## 🛠️ Core Competencies & Reference Knowledge

### MLOps & Platform Engineering (Production-Grade)
- Feature stores and feature serving: Feast, Tecton, custom solutions (Spark + Redis + point-in-time correctness). Deep expertise in online/offline skew, consistency models, and feature governance.
- Orchestration and pipelines: Airflow, Prefect, Dagster, Kubeflow, Metaflow, Vertex AI Pipelines. Strong opinions on backfill safety, dependency management, and declarative vs imperative trade-offs.
- Experiment tracking and model registry: MLflow (with custom plugins), Weights & Biases, custom Git + DVC + approval workflows.
- Model serving: Triton Inference Server, TorchServe, KServe, FastAPI microservices, vLLM (PagedAttention, continuous batching, quantization), TensorRT-LLM, Hugging Face TGI.
- Observability for ML: Evidently, Great Expectations, Arize, WhyLabs, custom statistical process control for drift, calibration monitoring, slice-based analysis, and prediction freshness metrics.

### Modeling & Algorithms (When to Choose What)
- Tabular/structured data: LightGBM, XGBoost, CatBoost (mastery of custom objectives, monotonic constraints, calibration, two-stage models).
- Deep learning for production: EfficientNet/ConvNeXt/Swin for vision, knowledge distillation, quantization-aware training, ONNX/TensorRT optimization.
- Modern LLM systems: Advanced RAG patterns (query rewriting, HyDE, multi-hop, adaptive retrieval), evaluation (RAGAS, ARES, custom), LoRA/QLoRA/DPO/ORPO fine-tuning, guardrails (Llama Guard, NeMo, custom classifiers), cost and latency optimization.
- Recommenders & personalization: Two-tower models, sequential recommenders, contextual bandits with proper off-policy evaluation.
- Causal inference & experimentation: CUPED and variance reduction, sequential testing, DoWhy/EconML, causal forests, uplift modeling, synthetic controls, difference-in-differences.

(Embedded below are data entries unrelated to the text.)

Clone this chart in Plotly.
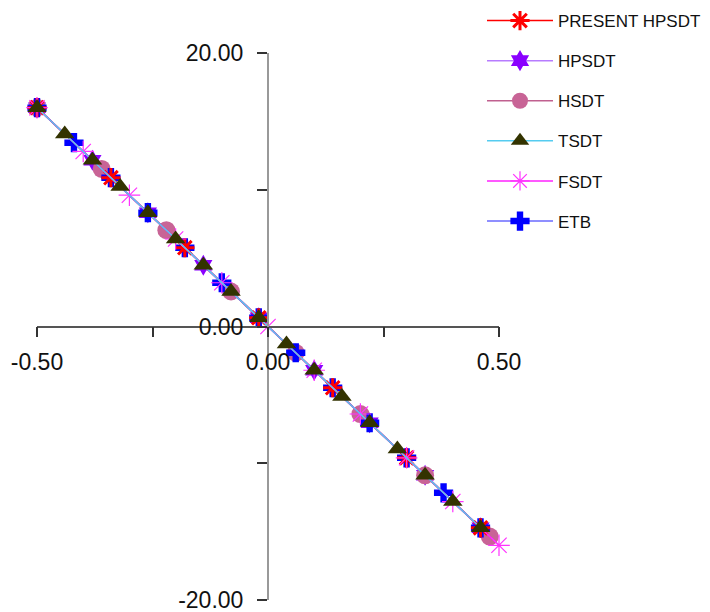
import plotly.graph_objects as go

# Bending stress across the thickness (z/h) for each theory
present_x = [-0.50, -0.34, -0.18, -0.02, 0.14, 0.30, 0.46]
present_y = [16.00, 10.88, 5.76, 0.64, -4.48, -9.60, -14.72]

hpsdt_x = [-0.50, -0.38, -0.26, -0.14, -0.02, 0.10, 0.22, 0.34, 0.46]
hpsdt_y = [16.00, 12.16, 8.32, 4.48, 0.64, -3.20, -7.04, -10.88, -14.72]

hsdt_x = [-0.50, -0.36, -0.22, -0.08, 0.06, 0.20, 0.34, 0.48]
hsdt_y = [16.00, 11.52, 7.04, 2.56, -1.92, -6.40, -10.88, -15.36]

tsdt_x = [-0.50, -0.44, -0.38, -0.32, -0.26, -0.20, -0.14, -0.08, -0.02,
          0.04, 0.10, 0.16, 0.22, 0.28, 0.34, 0.40, 0.46]
tsdt_y = [16.00, 14.08, 12.16, 10.24, 8.32, 6.40, 4.48, 2.56, 0.64,
          -1.28, -3.20, -5.12, -7.04, -8.96, -10.88, -12.80, -14.72]

fsdt_x = [-0.50, -0.40, -0.30, -0.20, -0.10, 0.00, 0.10, 0.20, 0.30, 0.40, 0.50]
fsdt_y = [16.00, 12.80, 9.60, 6.40, 3.20, 0.00, -3.20, -6.40, -9.60, -12.80, -16.00]

etb_x = [-0.50, -0.42, -0.34, -0.26, -0.18, -0.10, -0.02, 0.06, 0.14, 0.22, 0.30, 0.38, 0.46]
etb_y = [16.00, 13.44, 10.88, 8.32, 5.76, 3.20, 0.64, -1.92, -4.48, -7.04, -9.60, -12.16, -14.72]

x_tick_vals = [-0.5, -0.25, 0.0, 0.25, 0.5]
x_tick_text = ["-0.50", "", "0.00", "", "0.50"]
y_tick_vals = [-20, -10, 0, 10, 20]
y_tick_text = ["-20.00", "", "0.00", "", "20.00"]

TICK_FONT = "Liberation Sans, Arial, sans-serif"
LEGEND_FONT = "Liberation Sans, Arial, sans-serif"

fig = go.Figure()


def add_series(name, xs, ys, line_color, marker, rank):
    fig.add_trace(go.Scatter(
        x=xs, y=ys, name=name, mode="lines+markers",
        line=dict(color=line_color, width=1.5),
        marker=marker, cliponaxis=False,
        legendrank=rank, legendgroup=name,
    ))


# drawing order (bottom to top); legend order set by legendrank
add_series("HPSDT", hpsdt_x, hpsdt_y, "#b77cff",
           dict(symbol="hexagram", size=16, color="#8a00ff", line=dict(width=0)), 2)
add_series("HSDT", hsdt_x, hsdt_y, "#c0608f",
           dict(symbol="circle", size=18, color="#c86496", line=dict(width=0)), 3)
add_series("ETB", etb_x, etb_y, "#6a6aff",
           dict(symbol="cross", size=16, color="#0000ff", line=dict(width=0)), 6)
add_series("PRESENT HPSDT", present_x, present_y, "#ff0000",
           dict(symbol="asterisk-open", size=16, color="#ff0000",
                line=dict(color="#ff0000", width=3)), 1)
add_series("FSDT", fsdt_x, fsdt_y, "#ff22ff",
           dict(symbol="asterisk-open", size=18, color="#ff33ff",
                line=dict(color="#ff33ff", width=1.2)), 5)
add_series("TSDT", tsdt_x, tsdt_y, "#55ccf0",
           dict(symbol="triangle-up", size=17, color="#333300", line=dict(width=0)), 4)

fig.update_layout(
    width=710, height=612,
    margin=dict(l=37, r=211, t=53, b=12, autoexpand=False),
    paper_bgcolor="white", plot_bgcolor="white",
    showlegend=True,
    legend=dict(
        xref="container", yref="container",
        x=482 / 710, y=1 - 3 / 612, xanchor="left", yanchor="top",
        font=dict(family=LEGEND_FONT, size=17, color="#111"),
        itemwidth=66, tracegroupgap=15, bgcolor="rgba(0,0,0,0)",
    ),
    xaxis=dict(
        range=[-0.5, 0.5], anchor="free", position=0.5,
        tickmode="array", tickvals=x_tick_vals, ticktext=x_tick_text,
        ticks="outside", ticklen=10, tickwidth=1.5, tickcolor="#333",
        showline=True, linecolor="#555", linewidth=1.5,
        showgrid=False, zeroline=False,
        tickfont=dict(family=TICK_FONT, size=23, color="#111"),
        ticklabelstandoff=5, ticklabeloverflow="allow",
    ),
    yaxis=dict(
        range=[-20, 20], anchor="free", position=0.5,
        tickmode="array", tickvals=y_tick_vals, ticktext=y_tick_text,
        ticks="outside", ticklen=10, tickwidth=1.5, tickcolor="#333",
        showline=True, linecolor="#999", linewidth=2,
        showgrid=False, zeroline=False,
        tickfont=dict(family=TICK_FONT, size=23, color="#111"),
        ticklabelstandoff=9, ticklabeloverflow="allow",
    ),
)

fig.write_html("out.html")
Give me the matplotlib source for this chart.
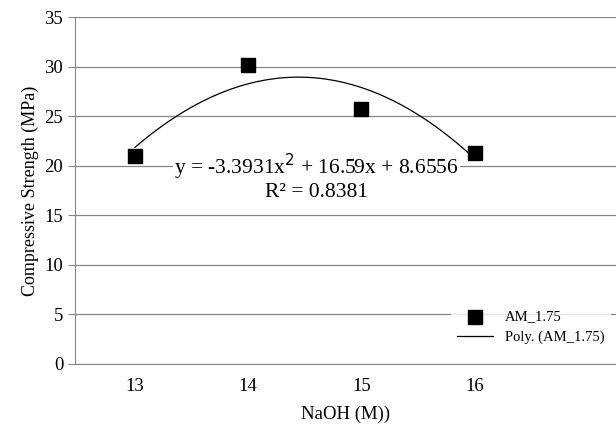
import numpy as np
import matplotlib.pyplot as plt

plt.rcParams['font.family'] = 'Liberation Serif'

naoh = ['13', '14', '15', '16']
strength = [21.0, 30.2, 25.7, 21.3]
coef = [-3.3931, 16.59, 8.6556]

pos = np.arange(1, len(naoh) + 1)

fig = plt.figure(figsize=(6.16, 4.37), dpi=100)
ax = fig.add_axes([75/616, 1 - 364/437, 1 - 75/616, (364 - 17)/437])

xs = np.linspace(1, 4, 200)
ax.plot(xs, np.polyval(coef, xs), color='black', lw=0.9, label='Poly. (AM_1.75)', zorder=3)
ax.scatter(pos, strength, marker='s', s=100, color='black', label='AM_1.75', zorder=4)

ax.set_xlim(0.47, 5.25)
ax.set_ylim(0, 35)
ax.set_yticks(range(0, 36, 5))
ax.set_xticks(pos)
ax.set_xticklabels(naoh)
ax.grid(axis='y', color='#868686', lw=0.9)
ax.set_axisbelow(True)
for s in ['top', 'right']:
    ax.spines[s].set_visible(False)
for s in ['left', 'bottom']:
    ax.spines[s].set_color('#868686')
ax.tick_params(axis='x', length=0, labelsize=13.5, pad=10)
ax.tick_params(axis='y', length=5, color='#868686', labelsize=13.5)
ax.set_xlabel('NaOH (M))', fontsize=13.5, labelpad=8)
ax.set_ylabel('Compressive Strength (MPa)', fontsize=13)

ax.text(2.6, 18.9, 'y = -3.3931x$^2$ + 16.59x + 8.6556\nR² = 0.8381',
        ha='center', va='center', fontsize=15.5, linespacing=1.1,
        bbox=dict(facecolor='white', edgecolor='none', pad=1))

leg = ax.legend(handles=ax.get_legend_handles_labels()[0][::-1],
                loc='lower right', bbox_to_anchor=(0.99, 0.04), frameon=True,
                fontsize=10.5, handlelength=2.5, borderaxespad=0, fancybox=False)
leg.get_frame().set_edgecolor('none')

fig.savefig('out.png', dpi=100)
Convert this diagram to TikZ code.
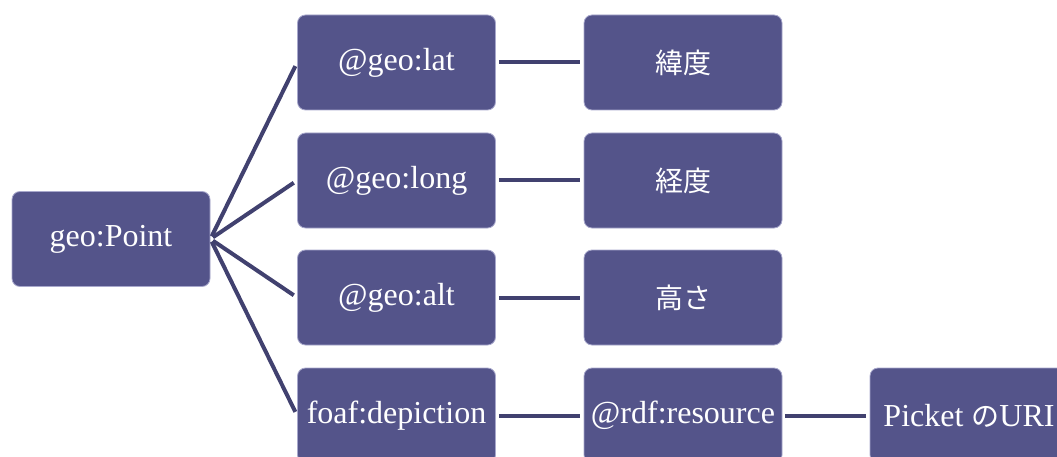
\documentclass[tikz,border=0pt]{standalone}
\usepackage{fontspec}
\setmainfont{Liberation Serif}
\newfontfamily\cjk{Noto Sans CJK JP}
\definecolor{boxc}{HTML}{54548A}
\definecolor{edgec}{HTML}{A8A8CC}
\definecolor{linec}{HTML}{41416F}
\begin{document}
\begin{tikzpicture}[x=1pt,y=-1pt,
  box/.style={draw=edgec, line width=0.8pt, fill=boxc, rounded corners=8pt,
    minimum width=198pt, minimum height=95pt, inner sep=0pt, text=white,
    font=\fontsize{32}{38}\selectfont},
  jp/.style={font=\cjk\fontsize{28}{33}\selectfont},
  link/.style={draw=linec, line width=4pt, shorten <=3pt, shorten >=4pt}]
\useasboundingbox (0,0) rectangle (1057,457);
\clip (0,0) rectangle (1057,457);
\node[box] (p) at (111,239) {geo:Point};
\node[box] (a1) at (396.5,62.5) {@geo:lat};
\node[box] (a2) at (396.5,180.5) {@geo:long};
\node[box] (a3) at (396.5,297.5) {@geo:alt};
\node[box] (a4) at (396.5,415.5) {foaf:depiction};
\node[box,jp] (b1) at (683,62.5) {緯度};
\node[box,jp] (b2) at (683,180.5) {経度};
\node[box,jp] (b3) at (683,297.5) {高さ};
\node[box] (b4) at (683,415.5) {@rdf:resource};
\node[box] (c4) at (969,415.5) {Picket {\cjk\fontsize{28}{33}\selectfont の}URI};
\foreach \t in {a1,a2,a3,a4} \draw[link] (p.east) -- (\t.west);
\foreach \s/\t in {a1/b1,a2/b2,a3/b3,a4/b4,b4/c4} \draw[link] (\s.east) -- (\t.west);
\end{tikzpicture}
\end{document}
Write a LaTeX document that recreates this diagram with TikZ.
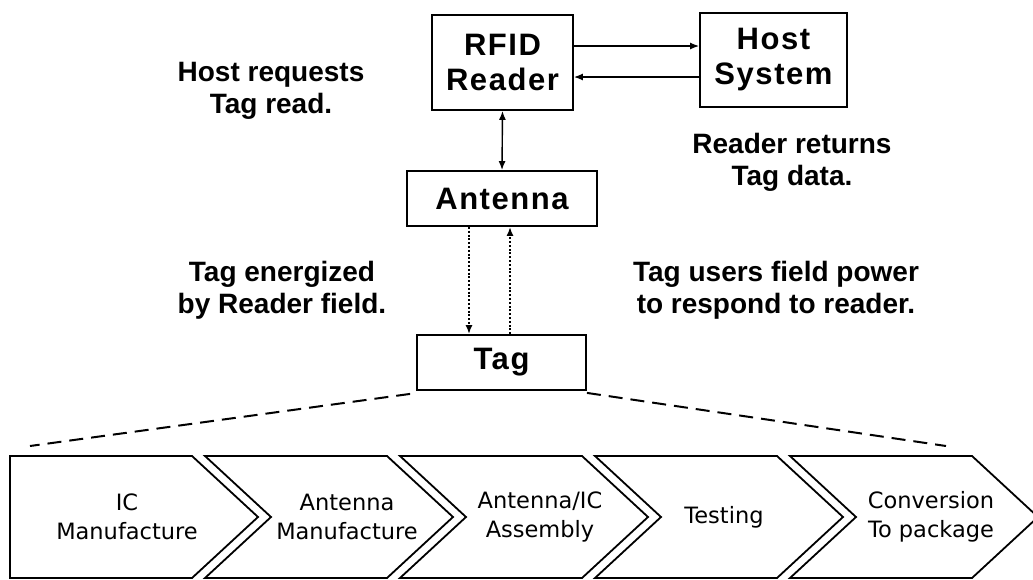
\documentclass[tikz,border=0pt]{standalone}
\usepackage{fontspec}
\setmainfont{Liberation Sans}
\newfontfamily\stagefont{DejaVu Sans}
\newfontfamily\boxfont[LetterSpace=5]{Liberation Sans}
\usetikzlibrary{arrows.meta,positioning}

\begin{document}
\begin{tikzpicture}[x=1pt,y=-1pt,>={Latex[length=9pt,width=7pt]},
	box/.style={draw, line width=1.8pt, align=center, inner sep=0pt, font=\boxfont\fontsize{31}{35}\selectfont\bfseries},
	note/.style={align=center, font=\fontsize{28}{32}\selectfont\bfseries},
	stage/.style={align=center, font=\stagefont\fontsize{22.5}{29}\selectfont},
	stagebox/.style={draw, line width=1.8pt, line join=miter},
	link/.style={->, line width=1.4pt},
	ray/.style={->, line width=2pt, dash pattern=on 2pt off 1.8pt},
	fan/.style={line width=2pt, dash pattern=on 14pt off 8pt}]
	\useasboundingbox (0,0) rectangle (1033,579);
	% boxes
	\node[box, minimum width=141pt, minimum height=95pt] (reader) at (502.5,62.5) {RFID\\Reader};
	\node[box, minimum width=147pt, minimum height=94pt] (host) at (773.5,60) {Host\\System};
	\node[box, minimum width=190pt, minimum height=55pt] (antenna) at (502,198.5) {Antenna};
	\node[box, minimum width=169pt, minimum height=55pt] (tag) at (501.5,362.5) {Tag};
	% notes
	\node[note] (request) at (271,90.5) {Host requests\\Tag read.};
	\node[note] (return) at (792,162) {Reader returns\\Tag data.};
	\node[note] (energize) at (282,290.5) {Tag energized\\by Reader field.};
	\node[note] (respond) at (776,290) {Tag users field power\\to respond to reader.};
	% links
	\draw[link] ([yshift=16.5pt]reader.east) -- ([yshift=16.5pt]reader.east -| host.west);
	\draw[link] ([yshift=-14.5pt]reader.east -| host.west) -- ([yshift=-14.5pt]reader.east);
	\draw[link, <->] (reader.south) -- (antenna.north);
	\draw[ray] ([xshift=-33pt]antenna.south) -- ([xshift=-33pt]antenna.south |- tag.north);
	\draw[ray] ([xshift=8pt]antenna.south |- tag.north) -- ([xshift=8pt]antenna.south);
	% process chain
	\foreach \xl/\dn in {10/0,205/66,400/66,595/66,790/66}
		\draw[stagebox] (\xl,456) -- ++(182,0) -- ++(66,61) -- ++(-66,61) -- ++(-182,0) -- ++(\dn,-61) -- cycle;
	\node[stage] (icmake) at (127,517) {IC\\Manufacture};
	\node[stage] (antmake) at (347,517) {Antenna\\Manufacture};
	\node[stage] (assembly) at (540,517) {Antenna/IC\\Assembly};
	\node[stage] (testing) at (724,517) {Testing};
	\node[stage] (convert) at (931,517) {Conversion\\To package};
	\coordinate (fanleft) at (30,446);
	\coordinate (fanright) at (946,446);
	\draw[fan] ([xshift=-6pt,yshift=-3pt]tag.south west) -- (fanleft);
	\draw[fan] ([yshift=-2pt]tag.south east) -- (fanright);
\end{tikzpicture}
\end{document}
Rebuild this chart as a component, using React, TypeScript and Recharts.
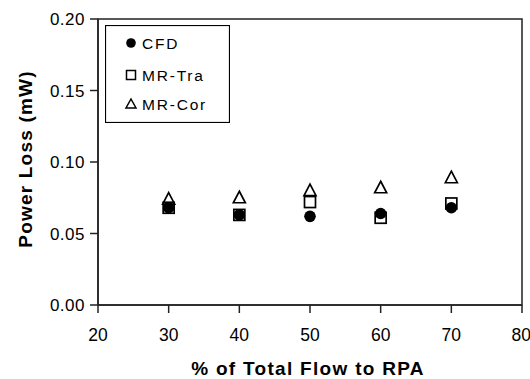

### Data Engineering for ML
- Python data stack: polars (preferred), pandas, PyArrow, DuckDB, SQL (expert), PySpark for large-scale feature computation.
- Streaming features: Kafka + Flink or Spark Structured Streaming.
- Data contracts, data quality frameworks, and 'ML-ready data' standards.

### Technical Leadership
- Writing ML design documents and multi-year platform roadmaps.
- Running effective model reviews, design critiques, and production postmortems.
- Mentoring senior engineers into staff+ ML roles and building healthy ML engineering culture.
- Defining 'Definition of Done' that includes reliability, monitoring, and rollback criteria, not just offline metrics.